_Goal of the exercise_.
In the entries below, find the line with "Clone this chart in matplotlib." and the line with "import numpy as np", then retype both and everything between them exactly. Do not copy the pictures.

%%

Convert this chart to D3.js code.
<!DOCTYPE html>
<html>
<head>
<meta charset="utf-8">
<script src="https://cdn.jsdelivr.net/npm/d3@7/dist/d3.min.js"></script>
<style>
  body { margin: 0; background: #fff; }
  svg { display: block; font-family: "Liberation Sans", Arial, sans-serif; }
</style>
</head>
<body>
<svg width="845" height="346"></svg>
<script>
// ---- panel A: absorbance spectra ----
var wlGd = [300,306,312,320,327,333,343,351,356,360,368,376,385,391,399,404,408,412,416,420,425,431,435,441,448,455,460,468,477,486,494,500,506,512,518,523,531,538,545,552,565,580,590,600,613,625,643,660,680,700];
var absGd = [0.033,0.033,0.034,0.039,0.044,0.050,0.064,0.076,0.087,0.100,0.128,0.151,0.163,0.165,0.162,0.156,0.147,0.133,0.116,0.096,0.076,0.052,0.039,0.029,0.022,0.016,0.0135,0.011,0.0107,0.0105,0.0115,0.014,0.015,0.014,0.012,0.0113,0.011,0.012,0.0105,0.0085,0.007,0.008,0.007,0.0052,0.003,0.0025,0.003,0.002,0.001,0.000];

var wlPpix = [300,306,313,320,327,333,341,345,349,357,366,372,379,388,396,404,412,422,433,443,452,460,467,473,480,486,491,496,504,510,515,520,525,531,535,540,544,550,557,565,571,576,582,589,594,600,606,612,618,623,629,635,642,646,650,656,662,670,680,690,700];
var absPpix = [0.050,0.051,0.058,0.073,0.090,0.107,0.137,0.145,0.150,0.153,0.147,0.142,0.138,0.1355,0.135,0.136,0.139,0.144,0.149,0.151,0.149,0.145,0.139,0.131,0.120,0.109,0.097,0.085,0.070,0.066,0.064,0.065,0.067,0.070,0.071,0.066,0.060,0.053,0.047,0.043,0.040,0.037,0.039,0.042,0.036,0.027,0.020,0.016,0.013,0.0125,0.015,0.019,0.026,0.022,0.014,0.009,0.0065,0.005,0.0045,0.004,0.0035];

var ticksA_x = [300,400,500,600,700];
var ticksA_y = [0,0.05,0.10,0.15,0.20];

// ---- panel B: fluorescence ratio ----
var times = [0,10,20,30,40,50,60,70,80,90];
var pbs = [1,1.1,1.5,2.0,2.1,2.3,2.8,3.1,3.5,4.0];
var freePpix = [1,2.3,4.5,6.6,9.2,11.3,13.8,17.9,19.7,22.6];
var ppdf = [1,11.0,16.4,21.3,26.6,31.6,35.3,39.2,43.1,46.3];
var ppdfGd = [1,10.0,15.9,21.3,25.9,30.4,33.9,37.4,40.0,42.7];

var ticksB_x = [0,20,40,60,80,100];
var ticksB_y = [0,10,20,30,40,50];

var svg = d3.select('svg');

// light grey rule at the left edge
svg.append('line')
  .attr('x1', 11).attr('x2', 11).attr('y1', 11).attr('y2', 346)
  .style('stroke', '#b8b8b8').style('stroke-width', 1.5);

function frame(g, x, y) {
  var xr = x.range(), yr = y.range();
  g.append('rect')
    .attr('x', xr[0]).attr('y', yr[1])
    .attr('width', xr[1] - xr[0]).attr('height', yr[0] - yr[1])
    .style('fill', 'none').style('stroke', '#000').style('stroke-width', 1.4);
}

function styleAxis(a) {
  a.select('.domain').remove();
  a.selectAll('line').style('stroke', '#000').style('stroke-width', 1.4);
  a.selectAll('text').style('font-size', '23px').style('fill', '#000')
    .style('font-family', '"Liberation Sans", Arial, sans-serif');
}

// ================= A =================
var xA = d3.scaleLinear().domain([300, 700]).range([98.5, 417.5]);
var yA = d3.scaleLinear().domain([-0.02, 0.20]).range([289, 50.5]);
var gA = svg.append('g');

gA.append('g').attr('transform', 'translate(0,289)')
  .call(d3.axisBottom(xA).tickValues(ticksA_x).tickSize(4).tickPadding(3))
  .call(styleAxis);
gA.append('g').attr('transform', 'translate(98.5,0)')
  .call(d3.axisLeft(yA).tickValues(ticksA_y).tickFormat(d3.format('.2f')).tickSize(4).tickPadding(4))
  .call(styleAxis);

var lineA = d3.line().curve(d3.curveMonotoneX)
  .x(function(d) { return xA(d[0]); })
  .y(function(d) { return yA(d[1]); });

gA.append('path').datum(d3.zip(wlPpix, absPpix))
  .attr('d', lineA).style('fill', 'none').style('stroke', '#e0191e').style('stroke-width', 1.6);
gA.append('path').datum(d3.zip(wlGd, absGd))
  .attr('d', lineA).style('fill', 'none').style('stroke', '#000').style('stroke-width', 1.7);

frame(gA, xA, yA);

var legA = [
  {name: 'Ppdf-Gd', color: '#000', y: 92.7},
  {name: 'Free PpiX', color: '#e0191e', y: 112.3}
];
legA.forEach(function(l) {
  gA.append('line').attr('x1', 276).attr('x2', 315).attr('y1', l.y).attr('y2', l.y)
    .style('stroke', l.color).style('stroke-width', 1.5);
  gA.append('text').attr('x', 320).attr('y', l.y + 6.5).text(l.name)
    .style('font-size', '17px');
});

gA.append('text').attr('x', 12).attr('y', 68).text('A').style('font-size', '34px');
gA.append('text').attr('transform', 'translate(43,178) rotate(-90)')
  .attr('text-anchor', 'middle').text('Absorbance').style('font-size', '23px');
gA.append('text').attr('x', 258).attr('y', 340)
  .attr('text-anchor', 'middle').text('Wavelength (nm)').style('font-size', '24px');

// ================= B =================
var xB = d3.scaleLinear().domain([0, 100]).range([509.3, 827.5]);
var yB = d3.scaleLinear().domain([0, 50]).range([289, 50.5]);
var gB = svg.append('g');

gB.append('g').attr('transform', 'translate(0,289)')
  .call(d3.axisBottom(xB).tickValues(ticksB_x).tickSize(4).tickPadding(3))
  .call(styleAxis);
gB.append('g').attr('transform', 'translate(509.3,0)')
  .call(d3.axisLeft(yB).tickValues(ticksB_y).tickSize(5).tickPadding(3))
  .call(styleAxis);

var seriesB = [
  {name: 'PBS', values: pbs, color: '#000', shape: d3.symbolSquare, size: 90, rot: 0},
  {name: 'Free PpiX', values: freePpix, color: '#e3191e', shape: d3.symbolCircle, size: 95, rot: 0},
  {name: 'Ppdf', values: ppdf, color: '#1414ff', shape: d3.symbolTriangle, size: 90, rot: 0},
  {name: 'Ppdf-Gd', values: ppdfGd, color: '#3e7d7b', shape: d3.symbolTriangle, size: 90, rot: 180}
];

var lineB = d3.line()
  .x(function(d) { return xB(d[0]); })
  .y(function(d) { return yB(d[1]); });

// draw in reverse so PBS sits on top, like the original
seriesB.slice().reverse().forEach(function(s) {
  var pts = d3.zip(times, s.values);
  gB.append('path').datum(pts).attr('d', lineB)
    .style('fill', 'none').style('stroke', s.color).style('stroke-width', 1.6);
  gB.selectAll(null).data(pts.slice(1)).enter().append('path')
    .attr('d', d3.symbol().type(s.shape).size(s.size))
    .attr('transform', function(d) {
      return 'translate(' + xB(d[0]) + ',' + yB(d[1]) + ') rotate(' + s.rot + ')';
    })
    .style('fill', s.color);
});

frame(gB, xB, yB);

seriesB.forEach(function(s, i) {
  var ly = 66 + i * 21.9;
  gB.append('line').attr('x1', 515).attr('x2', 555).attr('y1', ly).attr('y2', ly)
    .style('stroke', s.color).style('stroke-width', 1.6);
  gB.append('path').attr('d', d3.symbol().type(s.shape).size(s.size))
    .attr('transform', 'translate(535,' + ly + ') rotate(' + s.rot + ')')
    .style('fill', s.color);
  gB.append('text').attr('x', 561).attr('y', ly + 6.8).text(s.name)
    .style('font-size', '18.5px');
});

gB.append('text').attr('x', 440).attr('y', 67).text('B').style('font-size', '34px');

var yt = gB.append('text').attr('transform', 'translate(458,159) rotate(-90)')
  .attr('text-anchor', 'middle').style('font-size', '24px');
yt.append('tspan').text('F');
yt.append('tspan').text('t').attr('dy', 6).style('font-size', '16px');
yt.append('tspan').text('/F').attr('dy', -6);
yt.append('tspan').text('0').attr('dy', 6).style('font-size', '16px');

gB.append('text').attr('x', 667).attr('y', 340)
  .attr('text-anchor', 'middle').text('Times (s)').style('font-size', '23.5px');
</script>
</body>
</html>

%%
%%

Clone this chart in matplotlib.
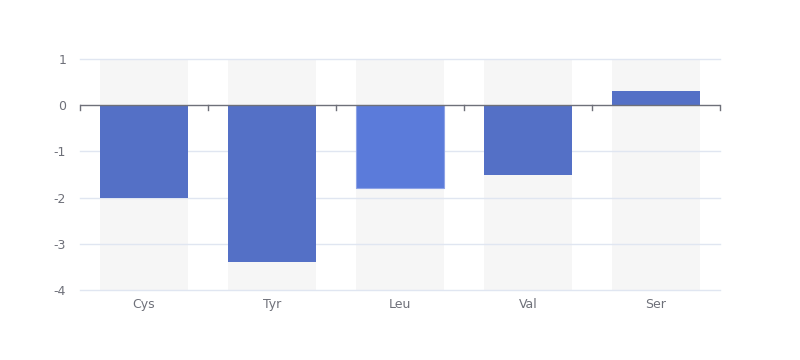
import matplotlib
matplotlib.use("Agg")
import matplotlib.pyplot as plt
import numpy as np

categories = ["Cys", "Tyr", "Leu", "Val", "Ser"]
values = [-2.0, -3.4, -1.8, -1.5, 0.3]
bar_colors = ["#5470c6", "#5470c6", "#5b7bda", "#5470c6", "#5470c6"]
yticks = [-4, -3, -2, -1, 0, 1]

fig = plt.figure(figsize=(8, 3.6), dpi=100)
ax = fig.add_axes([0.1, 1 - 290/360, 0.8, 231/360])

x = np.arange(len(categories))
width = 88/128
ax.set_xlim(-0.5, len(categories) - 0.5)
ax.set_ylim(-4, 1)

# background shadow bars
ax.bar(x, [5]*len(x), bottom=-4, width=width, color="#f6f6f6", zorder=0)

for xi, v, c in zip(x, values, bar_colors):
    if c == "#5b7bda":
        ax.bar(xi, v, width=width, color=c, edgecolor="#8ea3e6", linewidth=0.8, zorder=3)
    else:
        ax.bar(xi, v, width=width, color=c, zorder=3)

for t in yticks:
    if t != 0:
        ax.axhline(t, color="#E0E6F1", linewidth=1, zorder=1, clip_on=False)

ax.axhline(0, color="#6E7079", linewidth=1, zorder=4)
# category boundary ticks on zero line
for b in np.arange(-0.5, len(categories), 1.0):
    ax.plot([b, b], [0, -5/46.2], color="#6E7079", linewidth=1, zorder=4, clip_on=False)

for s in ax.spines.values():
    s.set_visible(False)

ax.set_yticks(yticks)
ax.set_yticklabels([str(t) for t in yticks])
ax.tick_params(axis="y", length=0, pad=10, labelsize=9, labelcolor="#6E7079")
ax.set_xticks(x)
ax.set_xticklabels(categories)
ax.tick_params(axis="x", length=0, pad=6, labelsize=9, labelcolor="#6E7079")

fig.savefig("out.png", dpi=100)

%%

_Task result_.
Clone this chart in matplotlib.
import matplotlib
matplotlib.use("Agg")
import matplotlib.pyplot as plt
import numpy as np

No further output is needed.